Apr 13 2010
Food and Anxiety: The Vicious Cycle
When I am hungry, I feel nervous. I’m like a squirrel, darting around to find a nut. In the kitchen, when I am impatient to eat what I’m cooking, I get butterflies in my stomach. (There’s an old Joan Rivers joke from back in the day when Elizabeth Taylor was fat and microwave ovens were novel: “She stands in front of the microwave and yells, ‘Hurry up!’”)
I’ve noticed lately that I have conditioned myself, conversely, to eat when I am nervous. Aha! I’m in the habit of responding to nervousness with food–whether or not the nervousness is about hunger. I bet a lot of people do something like this.
So I was interested to read a passage in “Change Your Brain, Change Your Body” by Daniel G. Amen, MD, discussing the brain’s responses to food.
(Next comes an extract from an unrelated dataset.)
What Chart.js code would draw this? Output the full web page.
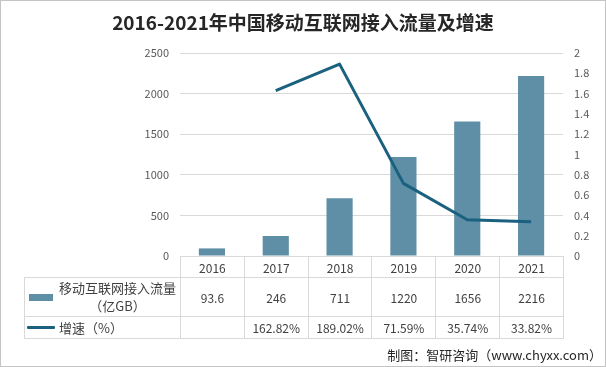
<!DOCTYPE html>
<html><head><meta charset="utf-8">
<script src="https://cdn.jsdelivr.net/npm/chart.js@4/dist/chart.umd.min.js"></script>
<style>
html,body{margin:0;padding:0;background:#fff;}
#wrap{position:relative;width:606px;height:367px;overflow:hidden;font-family:"Noto Sans CJK SC","Noto Sans",sans-serif;background:#fff;}
#frame{position:absolute;left:0;top:0;width:606px;height:367px;box-sizing:border-box;border:1px solid #c4c4c4;pointer-events:none;}
#title{position:absolute;left:0;top:8px;width:606px;text-align:center;font-size:19px;font-weight:bold;color:#262626;line-height:28px;}
#cbox{position:absolute;left:0;top:0;width:606px;height:367px;}
#tbl{position:absolute;left:24px;top:256px;border-collapse:collapse;table-layout:fixed;font-size:12px;color:#404040;}
#tbl td{border:1px solid #d9d9d9;text-align:center;padding:0;white-space:nowrap;}
#tbl td.blank{border:none;border-bottom:1px solid #d9d9d9;}
.lg{display:flex;align-items:center;font-size:13px;color:#404040;padding-left:4px;}
.sw{width:24px;height:7px;background:#5e8fa6;margin-right:6px;flex:none;}
.ln{width:28px;height:3px;background:#1a6180;margin-right:4px;margin-left:-2px;flex:none;border-radius:1px;}
.lt{text-align:center;line-height:18px;}
#footer{position:absolute;right:4px;top:346px;font-size:13px;line-height:18px;color:#262626;}
</style></head>
<body>
<div id="wrap">
  <div id="cbox"><canvas id="cv"></canvas></div>
  <div id="title">2016-2021年中国移动互联网接入流量及增速</div>
  <table id="tbl"></table>
  <div id="footer">制图：智研咨询（www.chyxx.com）</div>
  <div id="frame"></div>
</div>
<script>
const years = ['2016','2017','2018','2019','2020','2021'];
const traffic = [93.6, 246, 711, 1220, 1656, 2216];
const trafficLabels = ['93.6','246','711','1220','1656','2216'];
const growth = [null, 1.6282, 1.8902, 0.7159, 0.3574, 0.3382];
const growthLabels = ['', '162.82%', '189.02%', '71.59%', '35.74%', '33.82%'];
const barName = '移动互联网接入流量';
const barUnit = '（亿GB）';
const lineName = '增速（%）';
const leftTicks = [0, 500, 1000, 1500, 2000, 2500];
const rightTicks = [0, 0.2, 0.4, 0.6, 0.8, 1, 1.2, 1.4, 1.6, 1.8, 2];

const tickFont = {size:11, family:'"Noto Sans CJK SC","Noto Sans",sans-serif'};
const chart = new Chart(document.getElementById('cv'), {
  data: {
    labels: years,
    datasets: [
      {type:'line', label:lineName, data:growth, yAxisID:'y1', borderColor:'#1a6180', borderWidth:3,
       pointRadius:0, tension:0, order:0, borderCapStyle:'butt', borderJoinStyle:'round'},
      {type:'bar', label:barName + barUnit, data:traffic, yAxisID:'y', backgroundColor:'#5e8fa6',
       barPercentage:0.41, categoryPercentage:1, order:1}
    ]
  },
  options: {
    responsive:true, maintainAspectRatio:false, animation:false,
    layout:{padding:{top:53, bottom:111, left:0, right:0}},
    plugins:{legend:{display:false}, tooltip:{enabled:false}},
    scales:{
      x:{display:false, offset:true},
      y:{position:'left', min:leftTicks[0], max:leftTicks[leftTicks.length-1],
         afterBuildTicks(s){ s.ticks = leftTicks.map(v=>({value:v})); },
         ticks:{color:'#595959', font:tickFont, padding:11, callback:v => String(v)},
         grid:{color:'#d9d9d9', drawTicks:false}, border:{display:false},
         afterFit(s){ s.width = 180; }},
      y1:{position:'right', min:rightTicks[0], max:rightTicks[rightTicks.length-1],
         afterBuildTicks(s){ s.ticks = rightTicks.map(v=>({value:v})); },
         ticks:{color:'#595959', font:tickFont, padding:11,
                callback:v => String(+v.toFixed(1))},
         grid:{display:false, drawTicks:false}, border:{display:false},
         afterFit(s){ s.width = 43; }}
    }
  }
});

// build data table aligned to the chart's category columns
const ca = chart.chartArea;
const firstW = Math.round(ca.left) - 24;
const colW = (ca.right - ca.left) / years.length;
let html = '<colgroup><col style="width:' + firstW + 'px">';
years.forEach(()=>{ html += '<col style="width:' + colW + 'px">'; });
html += '</colgroup>';
html += '<tr style="height:21px"><td class="blank"></td>' + years.map(y=>'<td>'+y+'</td>').join('') + '</tr>';
html += '<tr style="height:39px"><td><div class="lg"><span class="sw"></span><div class="lt">' + barName + '<br>' + barUnit + '</div></div></td>' +
        trafficLabels.map(v=>'<td>'+v+'</td>').join('') + '</tr>';
html += '<tr style="height:22px"><td><div class="lg"><span class="ln"></span><div class="lt">' + lineName + '</div></div></td>' +
        growthLabels.map(v=>'<td>'+v+'</td>').join('') + '</tr>';
const tbl = document.getElementById('tbl');
tbl.innerHTML = html;
tbl.style.width = (firstW + colW * years.length) + 'px';
</script>
</body></html>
MIT researchers demonstrated that simple carbohydrates, such as cookies or candy, boost seratonin levels. [Seratonin relieves anxiety, depression, and obsessive thinking.]
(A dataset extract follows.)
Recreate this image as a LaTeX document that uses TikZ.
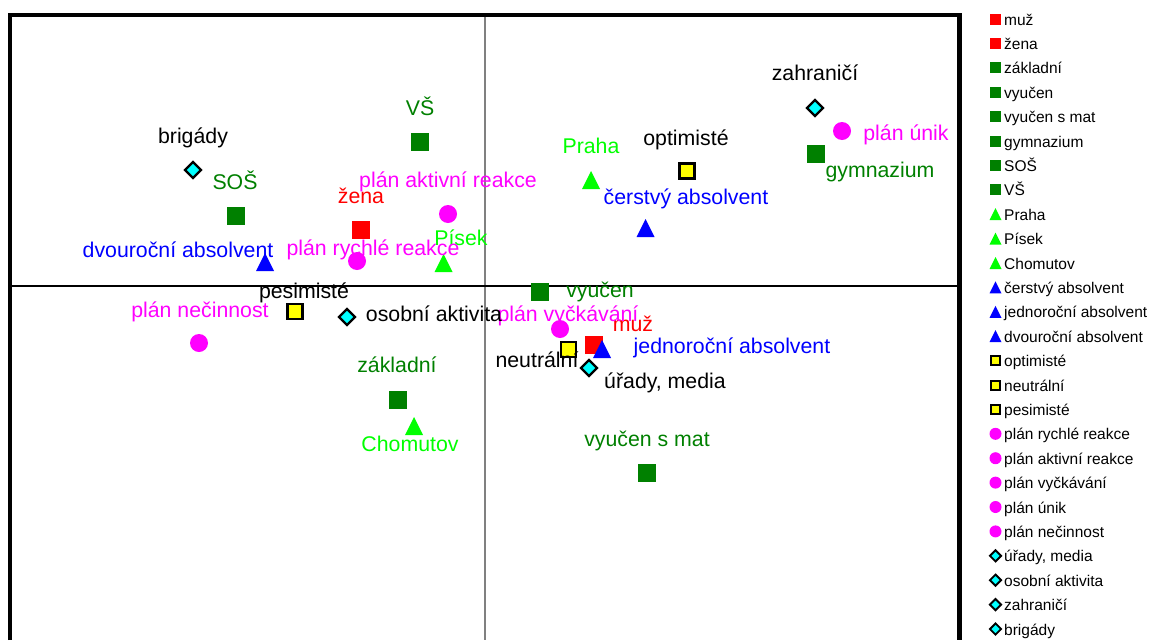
\documentclass[tikz,border=0pt]{standalone}
\usepackage{fontspec}
\setmainfont{Liberation Sans}
\usetikzlibrary{shapes,arrows,positioning}
\definecolor{dkgreen}{RGB}{0,128,0}
\definecolor{ltgreen}{RGB}{0,255,0}
\definecolor{axisgray}{RGB}{128,128,128}
\definecolor{plotred}{RGB}{255,0,0}
\definecolor{plotblue}{RGB}{0,0,255}
\definecolor{plotmag}{RGB}{255,0,255}
\definecolor{plotcyan}{RGB}{0,255,255}
\definecolor{plotyel}{RGB}{255,255,0}

\begin{document}
\begin{tikzpicture}[x=1pt, y=-1pt]
\tikzstyle{lbl} = [font=\fontsize{21.3}{25}\selectfont, inner sep=0pt, anchor=base]
\tikzstyle{keytext} = [font=\fontsize{15.5}{18}\selectfont, inner sep=0pt, text height=14pt, text depth=2pt, anchor=west]
\tikzstyle{sq} = [rectangle, inner sep=0pt, minimum size=18pt]
\tikzstyle{dot} = [circle, inner sep=0pt, minimum size=18pt, fill=plotmag]
\tikzstyle{opensq} = [rectangle, inner sep=0pt, minimum size=15pt, draw=black, line width=2.6pt, fill=plotyel]
\tikzstyle{dia} = [diamond, aspect=1, inner sep=0pt, minimum size=17pt, draw=black, line width=2.4pt, fill=plotcyan]
\tikzset{tri/.style={rectangle, inner sep=0pt, minimum width=18pt, minimum height=18pt,
  path picture={\fill[#1] (path picture bounding box.south west) -- (path picture bounding box.south east)
    -- (path picture bounding box.north) -- cycle;}}}
% legend markers
\tikzstyle{kred} = [sq, minimum size=11pt, fill=plotred]
\tikzstyle{kdkg} = [sq, minimum size=11pt, fill=dkgreen]
\tikzstyle{kltg} = [tri=ltgreen, minimum width=12pt, minimum height=12pt]
\tikzstyle{kblue} = [tri=plotblue, minimum width=12pt, minimum height=12pt]
\tikzstyle{kyel} = [opensq, minimum size=9pt, line width=2pt]
\tikzstyle{kmag} = [dot, minimum size=12pt]
\tikzstyle{kcyan} = [dia, minimum size=12pt, line width=1.9pt]

\useasboundingbox (0,0) rectangle (1151,640);

% axes and frame
\coordinate (axtop) at (485,15);
\coordinate (axbot) at (485,640);
\coordinate (axleft) at (10,286);
\coordinate (axright) at (959.5,286);
\draw[axisgray, line width=2pt] (axtop) -- (axbot);
\draw[black, line width=1.2pt] (axleft) -- (axright);
\draw[line width=4.5pt, line join=miter] (10,640) -- (10,15) -- (959.5,15) -- (959.5,640);

% gender, education
\node [sq, fill=plotred] (zena) at (361,230) {};
\node [sq, fill=plotred] (muz) at (594,345) {};
\node [sq, fill=dkgreen] (zakl) at (397.5,400) {};
\node [sq, fill=dkgreen] (vyuc) at (540,292) {};
\node [sq, fill=dkgreen] (vyucmat) at (647,473) {};
\node [sq, fill=dkgreen] (gymn) at (816,154) {};
\node [sq, fill=dkgreen] (sos) at (236,216) {};
\node [sq, fill=dkgreen] (vs) at (419.5,141.5) {};
% towns, graduates
\node [tri=ltgreen] (praha) at (591,180) {};
\node [tri=ltgreen] (pisek) at (443.5,263) {};
\node [tri=ltgreen] (chom) at (414,426) {};
\node [tri=plotblue] (cerstvy) at (645.5,228) {};
\node [tri=plotblue] (jednor) at (602,349) {};
\node [tri=plotblue] (dvour) at (265,262) {};
% outlook
\node [opensq] (optim) at (687,171) {};
\node [opensq] (neutr) at (568.5,349.5) {};
\node [opensq] (pesim) at (295,311.5) {};
% plans
\node [dot] (rychle) at (357,261) {};
\node [dot] (aktiv) at (448,214) {};
\node [dot] (vyck) at (560,329) {};
\node [dot] (unik) at (842,131) {};
\node [dot] (necin) at (199,343) {};
% job search
\node [dia] (urady) at (589,368) {};
\node [dia] (osob) at (347,317) {};
\node [dia] (zahr) at (815,108) {};
\node [dia] (brig) at (193,170) {};

% labels
\node [lbl, plotred] (zena-l) at (361,203) {žena};
\node [lbl, plotred] (muz-l) at (633,331) {muž};
\node [lbl, dkgreen] (zakl-l) at (397,372) {základní};
\node [lbl, dkgreen] (vyuc-l) at (600,297) {vyučen};
\node [lbl, dkgreen] (vyucmat-l) at (647,446) {vyučen s mat};
\node [lbl, dkgreen] (gymn-l) at (880,177) {gymnazium};
\node [lbl, dkgreen] (sos-l) at (235,189) {SOŠ};
\node [lbl, dkgreen] (vs-l) at (420,115) {VŠ};
\node [lbl, ltgreen] (praha-l) at (591,153) {Praha};
\node [lbl, ltgreen] (pisek-l) at (461,245) {Písek};
\node [lbl, ltgreen] (chom-l) at (410,451) {Chomutov};
\node [lbl, plotblue] (cerstvy-l) at (686,204) {čerstvý absolvent};
\node [lbl, plotblue] (jednor-l) at (732,353) {jednoroční absolvent};
\node [lbl, plotblue] (dvour-l) at (178,257) {dvouroční absolvent};
\node [lbl] (optim-l) at (686,145) {optimisté};
\node [lbl] (neutr-l) at (537,367) {neutrální};
\node [lbl] (pesim-l) at (304,298) {pesimisté};
\node [lbl, plotmag] (aktiv-l) at (448,187) {plán aktivní reakce};
\node [lbl, plotmag] (rychle-l) at (373,255) {plán rychlé reakce};
\node [lbl, plotmag] (vyck-l) at (568,321) {plán vyčkávání};
\node [lbl, plotmag] (unik-l) at (906,140) {plán únik};
\node [lbl, plotmag] (necin-l) at (200,317) {plán nečinnost};
\node [lbl] (zahr-l) at (815,80) {zahraničí};
\node [lbl] (brig-l) at (193,143) {brigády};
\node [lbl] (osob-l) at (434,321) {osobní aktivita};
\node [lbl] (urady-l) at (665,388) {úřady, media};

% legend
\foreach \mk/\txt [count=\i from 0] in {kred/muž, kred/žena, kdkg/základní, kdkg/vyučen,
    kdkg/vyučen s mat, kdkg/gymnazium, kdkg/SOŠ, kdkg/VŠ, kltg/Praha, kltg/Písek, kltg/Chomutov,
    kblue/čerstvý absolvent, kblue/jednoroční absolvent, kblue/dvouroční absolvent,
    kyel/optimisté, kyel/neutrální, kyel/pesimisté, kmag/plán rychlé reakce,
    kmag/plán aktivní reakce, kmag/plán vyčkávání, kmag/plán únik, kmag/plán nečinnost,
    kcyan/{úřady, media}, kcyan/osobní aktivita, kcyan/zahraničí, kcyan/brigády}
{
  \node [\mk] (key\i) at (995.5,{19+24.4*\i}) {};
  \node [keytext] (keytxt\i) at (1004,{19+24.4*\i}) {\txt};
}
\end{tikzpicture}
\end{document}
[Researchers Matthew Gailliot and Roy Baumeister] write that self-control failures are more likely to occur when blood sugar is low. Low blood sugar levels can make you feel hungry, irritable, or anxious–all of which make you likely to make poor choices. Many everyday behaviors can cause dips in blood sugar levels, including … consuming sugary snacks or beverages, which causes an initial spike in blood sugar then a crash about thirty minutes later.
Therefore, anxiety and eating is a vicious cycle. I eat to relieve anxiety. If I happen to eat something sweet, then my blood sugar level crashes. When it does, not only do I crave more sugar (especially if I am still anxious), but I lack the mental self-control to make a healthier choice.
I wonder if this cycle leads to all-or-nothing thinking in dieting: if I eat one cookie, then the diet is blown and I might as well have another, and another.
Being aware of this vicious cycle, and the physiological goings-on that cause it, are helping me see it when it happens and say “Stop already.”
My weakness: the drawer full of Zone Bars (evil disguised as health food) at an office where I work. Stop already.